Abstract

This paper is based on an in‐depth study of nine secondary schools situated in contexts of disadvantage across the national regions of the UK. First, we examine the construction of educational ‘failure’ by exploring the impact of disadvantage on the quality of learning and the identity of learners in one of the case‐study schools which (like several others) is situated within a large postwar housing development. We then analyse various kinds of institutional response to ‘failure’: central to our argument is the idea that institutional restructuring relates to wider structures of power through shifts of ‘regime’; shifts, that is, in the arrangements between formal and informal organizations, alliances and groupings, and involving both public and professional interests. The notion of ‘regime’, in other words, ensures that issues relating to cultural formation are drawn into our analysis of institutional restructuring.

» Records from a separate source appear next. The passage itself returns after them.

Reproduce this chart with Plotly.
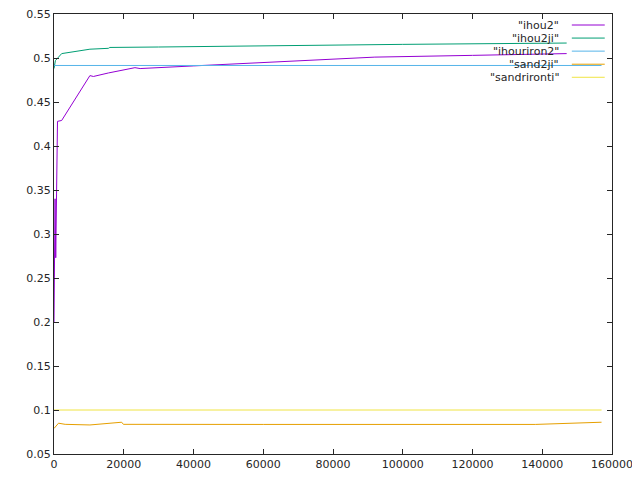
import plotly.graph_objects as go

# ---- data ----
names = ['"ihou2"', '"ihou2ji"', '"ihouriron2"', '"sand2ji"', '"sandrironti"']
colors = ["#9400d3", "#009e73", "#56b4e9", "#e69f00", "#f0e442"]

ihou2_x = [0, 150, 300, 500, 700, 1000, 2200, 10300, 11300, 15600, 23200, 24700,
           40000, 60000, 80000, 92000, 120000, 147000]
ihou2_y = [0.200, 0.290, 0.340, 0.273, 0.350, 0.428, 0.429, 0.480, 0.479, 0.483, 0.489, 0.488,
           0.491, 0.495, 0.499, 0.501, 0.503, 0.505]

ihou2ji_x = [0, 400, 2200, 10300, 15600, 16000, 30000, 60000, 100000, 147000]
ihou2ji_y = [0.488, 0.497, 0.505, 0.510, 0.511, 0.512, 0.5125, 0.514, 0.5155, 0.517]

ihouriron2_x = [0, 157000]
ihouriron2_y = [0.4915, 0.4915]

sand2ji_x = [0, 1300, 3200, 10300, 19400, 19900, 60000, 100000, 138000, 157000]
sand2ji_y = [0.079, 0.085, 0.0837, 0.0830, 0.0861, 0.0837, 0.0836, 0.0835, 0.0836, 0.0861]

sandrironti_x = [0, 157000]
sandrironti_y = [0.100, 0.100]

x_ticks = [0, 20000, 40000, 60000, 80000, 100000, 120000, 140000, 160000]
y_ticks = [0.05, 0.1, 0.15, 0.2, 0.25, 0.3, 0.35, 0.4, 0.45, 0.5, 0.55]

series = [
    (ihou2_x, ihou2_y),
    (ihou2ji_x, ihou2ji_y),
    (ihouriron2_x, ihouriron2_y),
    (sand2ji_x, sand2ji_y),
    (sandrironti_x, sandrironti_y),
]

FONT = "DejaVu Sans"
AXC = "#262626"

fig = go.Figure()
for (xs, ys), name, c in zip(series, names, colors):
    fig.add_trace(go.Scatter(x=xs, y=ys, mode="lines", name=name,
                             line=dict(color=c, width=1), showlegend=False))

# custom gnuplot-style legend: text right-aligned, sample to the right
legend_top = 0.975
row_h = 0.0297
for i, (name, c) in enumerate(zip(names, colors)):
    yy = legend_top - i * row_h
    fig.add_annotation(x=0.909, y=yy, xref="paper", yref="paper", text=name,
                       showarrow=False, xanchor="right", yanchor="middle",
                       font=dict(family=FONT, size=11, color=AXC))
    fig.add_shape(type="line", xref="paper", yref="paper",
                  x0=0.928, x1=0.987, y0=yy, y1=yy,
                  line=dict(color=c, width=1))

axis_common = dict(showgrid=False, zeroline=False, showline=True, linecolor=AXC,
                   linewidth=1, mirror="ticks", ticks="inside", ticklen=5,
                   tickcolor=AXC, automargin=False, ticklabeloverflow="allow",
                   tickfont=dict(family=FONT, size=11, color=AXC))

fig.update_xaxes(range=[0, 160000], tickvals=x_ticks,
                 ticktext=[str(v) for v in x_ticks], **axis_common)
fig.update_yaxes(range=[0.05, 0.55], tickvals=y_ticks,
                 ticktext=[f"{v:g}" for v in y_ticks], **axis_common)

# page body adds an 8px offset; margins compensate so the plot box sits at 54..612 x 14..454
fig.update_layout(width=640, height=480, plot_bgcolor="white", paper_bgcolor="white",
                  margin=dict(l=46, r=36, t=6, b=34, pad=0),
                  font=dict(family=FONT, size=11, color=AXC))

fig.write_html("out.html")
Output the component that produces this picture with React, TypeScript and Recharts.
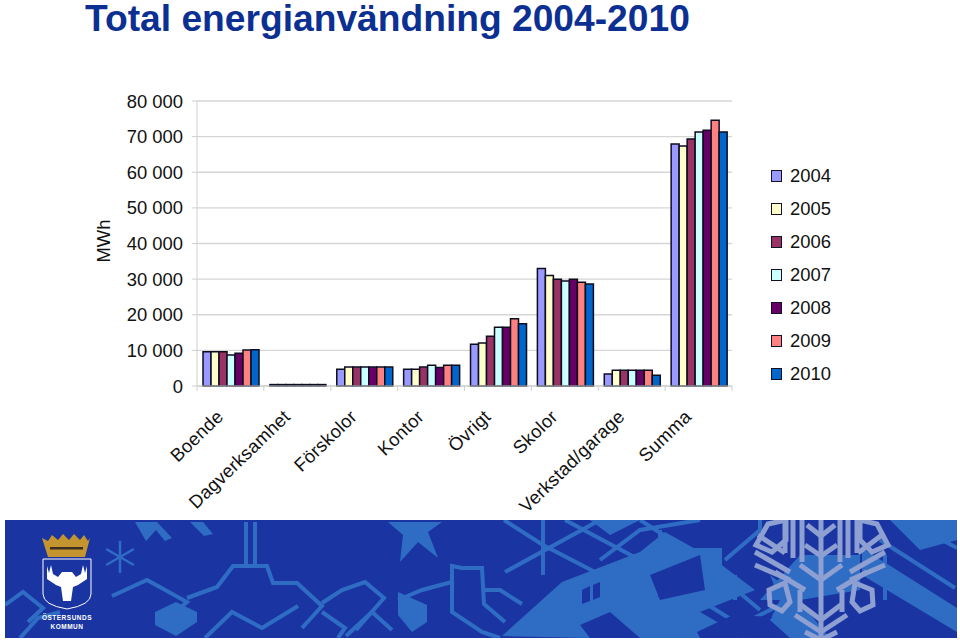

The typology developed through this analysis is applied, as a third step in our argument, to an examination of the pressures and tensions operating upon what we characterize as the ‘new’ (i.e. ‘newly’ dominant) professionalism. We draw a distinction between what we consider to be two very different ways forward for teacher professionalism within the new management of education, the crucial question being whether the ‘new’ professionalism will value divergence, while continuing to retain its own professional hegemony, or whether it will empower difference by recognizing it as a ‘presence’ to be morally and politically reckoned with. In drawing this distinction, we highlight three ‘presenting’ issues by way of relating this question to the particular circumstances of the schools we have studied. Finally, we trace the outlines of ‘a pedagogy of recognition’ capable of confronting the full implications of educational ‘failure’, and begin to define (by way of a brief coda) the conditions of learning within the wider polity.